▸ The request: Pull out every line below that contains the word "chart".
— start Data shown —
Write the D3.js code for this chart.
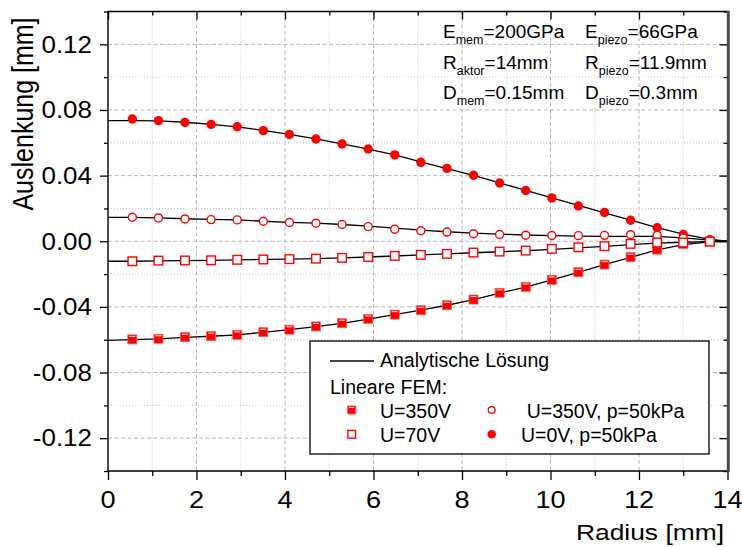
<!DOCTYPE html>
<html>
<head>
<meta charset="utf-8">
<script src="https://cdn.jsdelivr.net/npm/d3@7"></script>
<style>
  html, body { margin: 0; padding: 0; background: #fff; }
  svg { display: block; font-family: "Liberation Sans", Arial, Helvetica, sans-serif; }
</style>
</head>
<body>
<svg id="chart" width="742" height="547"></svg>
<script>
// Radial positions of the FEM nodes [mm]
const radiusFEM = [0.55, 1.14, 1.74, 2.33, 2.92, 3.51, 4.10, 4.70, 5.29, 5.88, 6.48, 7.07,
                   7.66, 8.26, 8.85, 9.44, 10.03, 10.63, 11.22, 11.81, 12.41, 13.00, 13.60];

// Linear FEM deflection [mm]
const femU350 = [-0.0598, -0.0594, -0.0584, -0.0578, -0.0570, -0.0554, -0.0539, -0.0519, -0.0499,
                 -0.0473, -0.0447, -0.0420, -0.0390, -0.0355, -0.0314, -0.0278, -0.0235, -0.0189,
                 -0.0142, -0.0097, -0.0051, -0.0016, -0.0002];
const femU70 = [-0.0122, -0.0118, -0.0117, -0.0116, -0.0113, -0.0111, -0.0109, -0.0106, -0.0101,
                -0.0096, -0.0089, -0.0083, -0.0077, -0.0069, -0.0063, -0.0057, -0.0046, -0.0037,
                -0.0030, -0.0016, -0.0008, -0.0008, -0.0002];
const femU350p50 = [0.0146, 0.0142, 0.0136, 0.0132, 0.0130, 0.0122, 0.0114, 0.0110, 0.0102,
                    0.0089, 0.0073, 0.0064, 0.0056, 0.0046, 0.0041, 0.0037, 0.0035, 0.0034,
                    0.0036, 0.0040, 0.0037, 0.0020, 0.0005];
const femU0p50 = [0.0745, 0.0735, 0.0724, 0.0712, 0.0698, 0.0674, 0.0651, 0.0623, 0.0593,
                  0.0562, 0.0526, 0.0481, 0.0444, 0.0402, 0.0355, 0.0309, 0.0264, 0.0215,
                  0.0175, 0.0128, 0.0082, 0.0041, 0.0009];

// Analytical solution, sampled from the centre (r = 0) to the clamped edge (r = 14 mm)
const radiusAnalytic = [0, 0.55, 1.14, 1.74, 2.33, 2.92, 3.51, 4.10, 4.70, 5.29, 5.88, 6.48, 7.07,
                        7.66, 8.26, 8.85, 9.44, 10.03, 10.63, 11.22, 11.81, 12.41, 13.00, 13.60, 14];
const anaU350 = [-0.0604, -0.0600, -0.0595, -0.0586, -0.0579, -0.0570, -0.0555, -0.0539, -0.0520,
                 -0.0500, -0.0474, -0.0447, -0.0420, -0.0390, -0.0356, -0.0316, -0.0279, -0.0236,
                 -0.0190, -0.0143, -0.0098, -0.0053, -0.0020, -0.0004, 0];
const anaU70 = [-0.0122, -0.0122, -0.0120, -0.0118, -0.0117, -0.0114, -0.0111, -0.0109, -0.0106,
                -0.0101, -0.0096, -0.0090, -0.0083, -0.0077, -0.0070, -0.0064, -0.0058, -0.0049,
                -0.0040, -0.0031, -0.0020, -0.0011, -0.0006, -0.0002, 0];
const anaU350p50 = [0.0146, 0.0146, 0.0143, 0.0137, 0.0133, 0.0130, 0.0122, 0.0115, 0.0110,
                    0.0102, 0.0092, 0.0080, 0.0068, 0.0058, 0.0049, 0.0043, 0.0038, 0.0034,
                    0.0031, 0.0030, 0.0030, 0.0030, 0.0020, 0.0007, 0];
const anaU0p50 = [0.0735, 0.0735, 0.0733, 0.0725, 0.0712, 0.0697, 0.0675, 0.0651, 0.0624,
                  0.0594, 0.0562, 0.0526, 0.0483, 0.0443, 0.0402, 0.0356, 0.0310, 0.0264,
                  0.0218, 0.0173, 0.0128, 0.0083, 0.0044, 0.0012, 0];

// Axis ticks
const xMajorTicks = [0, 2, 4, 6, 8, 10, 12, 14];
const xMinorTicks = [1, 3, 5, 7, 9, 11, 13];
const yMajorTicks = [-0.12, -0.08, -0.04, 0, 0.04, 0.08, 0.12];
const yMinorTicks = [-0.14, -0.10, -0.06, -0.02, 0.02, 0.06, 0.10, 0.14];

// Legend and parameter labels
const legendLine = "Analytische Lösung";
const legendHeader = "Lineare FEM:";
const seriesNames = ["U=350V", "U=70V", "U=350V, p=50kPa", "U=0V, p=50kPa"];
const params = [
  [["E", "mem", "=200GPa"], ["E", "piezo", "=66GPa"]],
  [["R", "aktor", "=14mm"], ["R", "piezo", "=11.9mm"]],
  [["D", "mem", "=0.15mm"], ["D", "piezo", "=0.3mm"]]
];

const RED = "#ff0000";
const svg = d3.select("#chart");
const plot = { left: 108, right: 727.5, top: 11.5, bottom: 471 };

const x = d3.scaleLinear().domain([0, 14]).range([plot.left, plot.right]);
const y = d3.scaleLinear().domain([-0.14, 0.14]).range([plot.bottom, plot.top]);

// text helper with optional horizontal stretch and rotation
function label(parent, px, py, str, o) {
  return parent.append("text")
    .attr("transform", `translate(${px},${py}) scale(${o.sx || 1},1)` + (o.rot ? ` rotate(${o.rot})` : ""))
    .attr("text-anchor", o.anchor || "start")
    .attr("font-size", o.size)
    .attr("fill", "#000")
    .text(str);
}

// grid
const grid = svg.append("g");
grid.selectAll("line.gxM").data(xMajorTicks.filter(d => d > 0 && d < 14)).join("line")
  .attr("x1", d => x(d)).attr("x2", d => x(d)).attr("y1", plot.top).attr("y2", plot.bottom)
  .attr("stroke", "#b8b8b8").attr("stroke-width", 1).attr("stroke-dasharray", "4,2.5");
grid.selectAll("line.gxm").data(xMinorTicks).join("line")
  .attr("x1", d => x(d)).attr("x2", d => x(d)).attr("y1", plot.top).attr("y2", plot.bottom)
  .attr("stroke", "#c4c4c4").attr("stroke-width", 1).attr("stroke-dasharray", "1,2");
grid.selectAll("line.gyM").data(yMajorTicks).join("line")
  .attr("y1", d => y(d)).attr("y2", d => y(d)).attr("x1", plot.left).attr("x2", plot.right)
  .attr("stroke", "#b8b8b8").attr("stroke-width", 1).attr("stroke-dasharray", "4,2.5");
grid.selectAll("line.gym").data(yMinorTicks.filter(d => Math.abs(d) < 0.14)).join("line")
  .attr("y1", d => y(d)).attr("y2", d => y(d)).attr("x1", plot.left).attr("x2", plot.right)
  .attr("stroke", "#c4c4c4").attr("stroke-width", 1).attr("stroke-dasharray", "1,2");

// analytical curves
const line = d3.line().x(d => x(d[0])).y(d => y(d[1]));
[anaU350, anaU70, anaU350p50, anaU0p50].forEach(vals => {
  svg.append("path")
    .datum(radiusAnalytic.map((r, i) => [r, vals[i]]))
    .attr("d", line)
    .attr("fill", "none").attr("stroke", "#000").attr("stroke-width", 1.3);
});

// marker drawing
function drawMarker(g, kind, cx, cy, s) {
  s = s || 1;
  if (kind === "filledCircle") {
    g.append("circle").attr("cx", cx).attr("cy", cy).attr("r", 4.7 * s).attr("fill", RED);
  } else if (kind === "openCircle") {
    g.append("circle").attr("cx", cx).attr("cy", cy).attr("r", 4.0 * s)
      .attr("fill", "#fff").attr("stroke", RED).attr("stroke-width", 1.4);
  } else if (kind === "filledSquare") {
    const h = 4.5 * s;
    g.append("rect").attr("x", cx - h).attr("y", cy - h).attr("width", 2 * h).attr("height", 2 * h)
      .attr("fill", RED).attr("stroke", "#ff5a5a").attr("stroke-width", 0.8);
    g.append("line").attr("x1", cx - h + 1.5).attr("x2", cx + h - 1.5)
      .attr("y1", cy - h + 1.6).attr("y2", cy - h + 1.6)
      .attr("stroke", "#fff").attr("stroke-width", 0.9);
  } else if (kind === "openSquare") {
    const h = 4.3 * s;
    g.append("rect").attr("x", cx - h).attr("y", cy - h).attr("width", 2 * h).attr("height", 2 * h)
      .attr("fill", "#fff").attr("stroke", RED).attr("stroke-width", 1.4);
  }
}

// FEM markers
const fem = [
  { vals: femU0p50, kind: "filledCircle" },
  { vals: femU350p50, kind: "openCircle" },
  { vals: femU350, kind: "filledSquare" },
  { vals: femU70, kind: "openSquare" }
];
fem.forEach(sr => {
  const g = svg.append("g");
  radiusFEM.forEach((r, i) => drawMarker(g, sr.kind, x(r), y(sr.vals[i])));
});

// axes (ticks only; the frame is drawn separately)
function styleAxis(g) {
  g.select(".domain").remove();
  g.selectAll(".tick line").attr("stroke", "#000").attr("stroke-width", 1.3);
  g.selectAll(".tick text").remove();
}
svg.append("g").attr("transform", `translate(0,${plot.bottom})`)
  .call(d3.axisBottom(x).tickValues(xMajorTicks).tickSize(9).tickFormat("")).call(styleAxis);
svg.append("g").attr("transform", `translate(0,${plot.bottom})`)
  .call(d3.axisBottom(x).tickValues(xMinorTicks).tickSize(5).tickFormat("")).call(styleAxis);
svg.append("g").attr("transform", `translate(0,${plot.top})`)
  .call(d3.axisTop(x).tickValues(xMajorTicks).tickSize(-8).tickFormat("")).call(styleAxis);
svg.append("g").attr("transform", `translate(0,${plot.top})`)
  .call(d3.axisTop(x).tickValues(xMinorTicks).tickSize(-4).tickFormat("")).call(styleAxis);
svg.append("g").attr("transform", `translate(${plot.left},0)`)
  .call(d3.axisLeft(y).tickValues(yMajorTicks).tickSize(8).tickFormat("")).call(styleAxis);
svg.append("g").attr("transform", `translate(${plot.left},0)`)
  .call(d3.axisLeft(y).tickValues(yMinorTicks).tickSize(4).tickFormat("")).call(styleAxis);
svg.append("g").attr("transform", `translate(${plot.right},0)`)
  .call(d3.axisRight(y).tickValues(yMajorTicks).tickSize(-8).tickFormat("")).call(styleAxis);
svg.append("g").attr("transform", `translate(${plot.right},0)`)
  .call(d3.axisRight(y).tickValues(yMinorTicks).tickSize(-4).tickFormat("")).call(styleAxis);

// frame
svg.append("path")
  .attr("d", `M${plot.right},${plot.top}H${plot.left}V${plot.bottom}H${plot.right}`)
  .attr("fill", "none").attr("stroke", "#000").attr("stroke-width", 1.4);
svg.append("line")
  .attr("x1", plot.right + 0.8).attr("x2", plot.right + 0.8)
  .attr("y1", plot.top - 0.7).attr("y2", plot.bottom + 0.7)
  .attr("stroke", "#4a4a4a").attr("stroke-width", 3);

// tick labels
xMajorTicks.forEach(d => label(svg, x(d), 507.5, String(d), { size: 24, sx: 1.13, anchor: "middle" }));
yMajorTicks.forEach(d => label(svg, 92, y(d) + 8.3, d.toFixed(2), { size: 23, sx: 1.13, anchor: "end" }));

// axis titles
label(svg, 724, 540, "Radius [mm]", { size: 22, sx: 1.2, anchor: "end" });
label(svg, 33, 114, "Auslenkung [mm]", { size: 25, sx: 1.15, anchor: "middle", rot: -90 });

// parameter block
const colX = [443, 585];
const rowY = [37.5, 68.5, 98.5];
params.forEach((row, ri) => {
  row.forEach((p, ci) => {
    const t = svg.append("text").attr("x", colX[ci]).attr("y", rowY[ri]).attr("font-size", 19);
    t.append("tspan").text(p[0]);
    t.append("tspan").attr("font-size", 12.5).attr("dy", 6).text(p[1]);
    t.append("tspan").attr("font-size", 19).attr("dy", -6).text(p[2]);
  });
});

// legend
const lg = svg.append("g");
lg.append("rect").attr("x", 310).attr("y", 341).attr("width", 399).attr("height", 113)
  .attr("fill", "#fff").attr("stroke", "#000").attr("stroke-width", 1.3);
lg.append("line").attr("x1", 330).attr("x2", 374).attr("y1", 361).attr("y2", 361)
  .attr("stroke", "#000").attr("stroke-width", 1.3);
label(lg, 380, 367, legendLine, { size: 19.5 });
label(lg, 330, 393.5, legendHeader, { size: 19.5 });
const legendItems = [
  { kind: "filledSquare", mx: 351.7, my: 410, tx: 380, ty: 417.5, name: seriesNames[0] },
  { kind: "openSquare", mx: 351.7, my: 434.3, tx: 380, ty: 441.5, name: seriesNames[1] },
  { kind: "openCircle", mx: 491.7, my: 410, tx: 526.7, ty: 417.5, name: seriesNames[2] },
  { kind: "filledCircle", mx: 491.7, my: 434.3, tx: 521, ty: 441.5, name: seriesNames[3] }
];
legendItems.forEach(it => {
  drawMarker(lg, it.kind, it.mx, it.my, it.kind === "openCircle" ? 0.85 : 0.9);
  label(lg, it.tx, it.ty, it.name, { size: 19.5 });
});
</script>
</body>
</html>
— end Data shown —
▸ Correct output:
Write the D3.js code for this chart.
<svg id="chart" width="742" height="547"></svg>
const svg = d3.select("#chart");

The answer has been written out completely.